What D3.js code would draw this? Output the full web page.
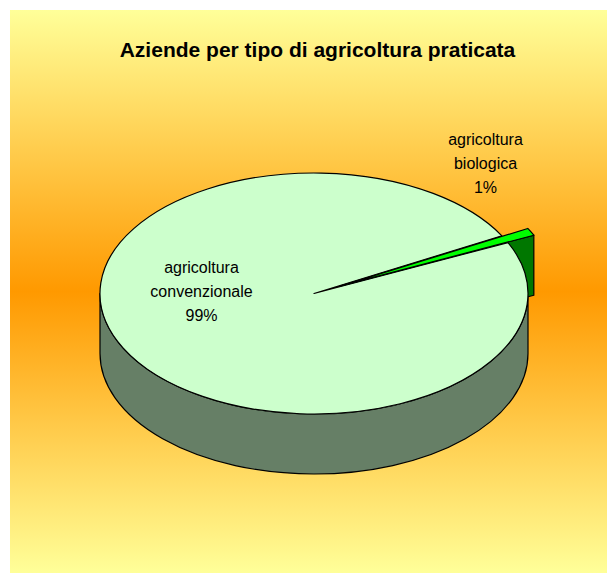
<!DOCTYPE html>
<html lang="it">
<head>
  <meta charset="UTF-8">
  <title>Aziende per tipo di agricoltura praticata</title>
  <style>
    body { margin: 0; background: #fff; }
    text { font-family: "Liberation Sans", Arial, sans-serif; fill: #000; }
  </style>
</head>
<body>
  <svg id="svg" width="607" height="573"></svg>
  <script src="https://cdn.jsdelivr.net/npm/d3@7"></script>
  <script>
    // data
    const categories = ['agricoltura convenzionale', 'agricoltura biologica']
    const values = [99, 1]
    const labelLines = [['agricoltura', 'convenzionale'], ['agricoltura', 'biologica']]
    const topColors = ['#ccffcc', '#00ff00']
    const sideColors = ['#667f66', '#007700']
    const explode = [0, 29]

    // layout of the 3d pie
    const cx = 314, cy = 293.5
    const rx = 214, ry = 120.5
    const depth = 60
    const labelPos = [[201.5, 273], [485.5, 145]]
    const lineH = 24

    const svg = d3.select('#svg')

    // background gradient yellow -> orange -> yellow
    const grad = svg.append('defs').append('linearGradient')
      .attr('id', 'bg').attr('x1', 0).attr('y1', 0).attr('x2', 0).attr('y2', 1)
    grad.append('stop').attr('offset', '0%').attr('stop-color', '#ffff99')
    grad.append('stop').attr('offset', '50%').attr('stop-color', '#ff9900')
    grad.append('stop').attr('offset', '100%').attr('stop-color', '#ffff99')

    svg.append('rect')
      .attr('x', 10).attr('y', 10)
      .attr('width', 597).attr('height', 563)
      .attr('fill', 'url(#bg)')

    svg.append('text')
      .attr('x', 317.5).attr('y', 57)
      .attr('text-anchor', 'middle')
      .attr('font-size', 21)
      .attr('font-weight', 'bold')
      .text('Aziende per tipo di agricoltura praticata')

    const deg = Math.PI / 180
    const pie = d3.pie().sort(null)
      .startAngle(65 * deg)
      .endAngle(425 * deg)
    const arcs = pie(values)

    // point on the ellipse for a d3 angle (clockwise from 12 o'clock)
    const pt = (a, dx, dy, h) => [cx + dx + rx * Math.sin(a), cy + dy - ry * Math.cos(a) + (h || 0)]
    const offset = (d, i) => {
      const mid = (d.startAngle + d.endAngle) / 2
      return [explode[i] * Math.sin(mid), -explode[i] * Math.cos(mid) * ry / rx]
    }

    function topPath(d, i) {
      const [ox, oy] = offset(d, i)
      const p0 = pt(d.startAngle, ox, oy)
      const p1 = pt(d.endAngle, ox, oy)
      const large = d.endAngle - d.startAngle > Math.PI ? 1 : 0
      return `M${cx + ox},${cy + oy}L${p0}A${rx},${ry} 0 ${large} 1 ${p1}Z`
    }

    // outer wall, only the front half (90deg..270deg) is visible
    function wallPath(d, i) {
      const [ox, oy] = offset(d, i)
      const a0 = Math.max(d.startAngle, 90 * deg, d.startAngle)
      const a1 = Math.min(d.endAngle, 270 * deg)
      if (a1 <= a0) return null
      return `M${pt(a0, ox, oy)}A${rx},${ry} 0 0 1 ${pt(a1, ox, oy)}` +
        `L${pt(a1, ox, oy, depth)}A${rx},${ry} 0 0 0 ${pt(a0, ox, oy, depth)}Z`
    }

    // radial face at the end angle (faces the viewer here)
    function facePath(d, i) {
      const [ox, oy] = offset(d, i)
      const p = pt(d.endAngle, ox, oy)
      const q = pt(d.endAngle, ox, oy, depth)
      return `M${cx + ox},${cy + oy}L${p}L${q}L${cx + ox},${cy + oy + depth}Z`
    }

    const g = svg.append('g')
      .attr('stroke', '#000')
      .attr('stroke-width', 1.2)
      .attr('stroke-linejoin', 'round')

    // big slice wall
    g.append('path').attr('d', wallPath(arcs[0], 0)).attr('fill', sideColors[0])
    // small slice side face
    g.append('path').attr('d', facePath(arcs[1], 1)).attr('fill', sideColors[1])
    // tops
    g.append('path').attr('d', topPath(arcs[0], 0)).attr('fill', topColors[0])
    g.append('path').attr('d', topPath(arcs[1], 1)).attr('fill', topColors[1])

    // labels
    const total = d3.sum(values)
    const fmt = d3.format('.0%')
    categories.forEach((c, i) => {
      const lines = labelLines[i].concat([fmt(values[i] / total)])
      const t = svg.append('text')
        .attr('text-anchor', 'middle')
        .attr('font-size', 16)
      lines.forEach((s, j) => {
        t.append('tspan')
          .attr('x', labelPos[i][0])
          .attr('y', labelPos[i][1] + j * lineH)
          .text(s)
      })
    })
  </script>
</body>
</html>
• • • •
__Instruction__
Take the listing above and restate it word for word, without its pictures.

__The completed task__
What D3.js code would draw this? Output the full web page.
<!DOCTYPE html>
<html lang="it">
<head>
  <meta charset="UTF-8">
  <title>Aziende per tipo di agricoltura praticata</title>
  <style>
    body { margin: 0; background: #fff; }
    text { font-family: "Liberation Sans", Arial, sans-serif; fill: #000; }
  </style>
</head>
<body>
  <svg id="svg" width="607" height="573"></svg>
  <script src="https://cdn.jsdelivr.net/npm/d3@7"></script>
  <script>
    // data
    const categories = ['agricoltura convenzionale', 'agricoltura biologica']
    const values = [99, 1]
    const labelLines = [['agricoltura', 'convenzionale'], ['agricoltura', 'biologica']]
    const topColors = ['#ccffcc', '#00ff00']
    const sideColors = ['#667f66', '#007700']
    const explode = [0, 29]

    // layout of the 3d pie
    const cx = 314, cy = 293.5
    const rx = 214, ry = 120.5
    const depth = 60
    const labelPos = [[201.5, 273], [485.5, 145]]
    const lineH = 24

    const svg = d3.select('#svg')

    // background gradient yellow -> orange -> yellow
    const grad = svg.append('defs').append('linearGradient')
      .attr('id', 'bg').attr('x1', 0).attr('y1', 0).attr('x2', 0).attr('y2', 1)
    grad.append('stop').attr('offset', '0%').attr('stop-color', '#ffff99')
    grad.append('stop').attr('offset', '50%').attr('stop-color', '#ff9900')
    grad.append('stop').attr('offset', '100%').attr('stop-color', '#ffff99')

    svg.append('rect')
      .attr('x', 10).attr('y', 10)
      .attr('width', 597).attr('height', 563)
      .attr('fill', 'url(#bg)')

    svg.append('text')
      .attr('x', 317.5).attr('y', 57)
      .attr('text-anchor', 'middle')
      .attr('font-size', 21)
      .attr('font-weight', 'bold')
      .text('Aziende per tipo di agricoltura praticata')

    const deg = Math.PI / 180
    const pie = d3.pie().sort(null)
      .startAngle(65 * deg)
      .endAngle(425 * deg)
    const arcs = pie(values)

    // point on the ellipse for a d3 angle (clockwise from 12 o'clock)
    const pt = (a, dx, dy, h) => [cx + dx + rx * Math.sin(a), cy + dy - ry * Math.cos(a) + (h || 0)]
    const offset = (d, i) => {
      const mid = (d.startAngle + d.endAngle) / 2
      return [explode[i] * Math.sin(mid), -explode[i] * Math.cos(mid) * ry / rx]
    }

    function topPath(d, i) {
      const [ox, oy] = offset(d, i)
      const p0 = pt(d.startAngle, ox, oy)
      const p1 = pt(d.endAngle, ox, oy)
      const large = d.endAngle - d.startAngle > Math.PI ? 1 : 0
      return `M${cx + ox},${cy + oy}L${p0}A${rx},${ry} 0 ${large} 1 ${p1}Z`
    }

    // outer wall, only the front half (90deg..270deg) is visible
    function wallPath(d, i) {
      const [ox, oy] = offset(d, i)
      const a0 = Math.max(d.startAngle, 90 * deg, d.startAngle)
      const a1 = Math.min(d.endAngle, 270 * deg)
      if (a1 <= a0) return null
      return `M${pt(a0, ox, oy)}A${rx},${ry} 0 0 1 ${pt(a1, ox, oy)}` +
        `L${pt(a1, ox, oy, depth)}A${rx},${ry} 0 0 0 ${pt(a0, ox, oy, depth)}Z`
    }

    // radial face at the end angle (faces the viewer here)
    function facePath(d, i) {
      const [ox, oy] = offset(d, i)
      const p = pt(d.endAngle, ox, oy)
      const q = pt(d.endAngle, ox, oy, depth)
      return `M${cx + ox},${cy + oy}L${p}L${q}L${cx + ox},${cy + oy + depth}Z`
    }

    const g = svg.append('g')
      .attr('stroke', '#000')
      .attr('stroke-width', 1.2)
      .attr('stroke-linejoin', 'round')

    // big slice wall
    g.append('path').attr('d', wallPath(arcs[0], 0)).attr('fill', sideColors[0])
    // small slice side face
    g.append('path').attr('d', facePath(arcs[1], 1)).attr('fill', sideColors[1])
    // tops
    g.append('path').attr('d', topPath(arcs[0], 0)).attr('fill', topColors[0])
    g.append('path').attr('d', topPath(arcs[1], 1)).attr('fill', topColors[1])

    // labels
    const total = d3.sum(values)
    const fmt = d3.format('.0%')
    categories.forEach((c, i) => {
      const lines = labelLines[i].concat([fmt(values[i] / total)])
      const t = svg.append('text')
        .attr('text-anchor', 'middle')
        .attr('font-size', 16)
      lines.forEach((s, j) => {
        t.append('tspan')
          .attr('x', labelPos[i][0])
          .attr('y', labelPos[i][1] + j * lineH)
          .text(s)
      })
    })
  </script>
</body>
</html>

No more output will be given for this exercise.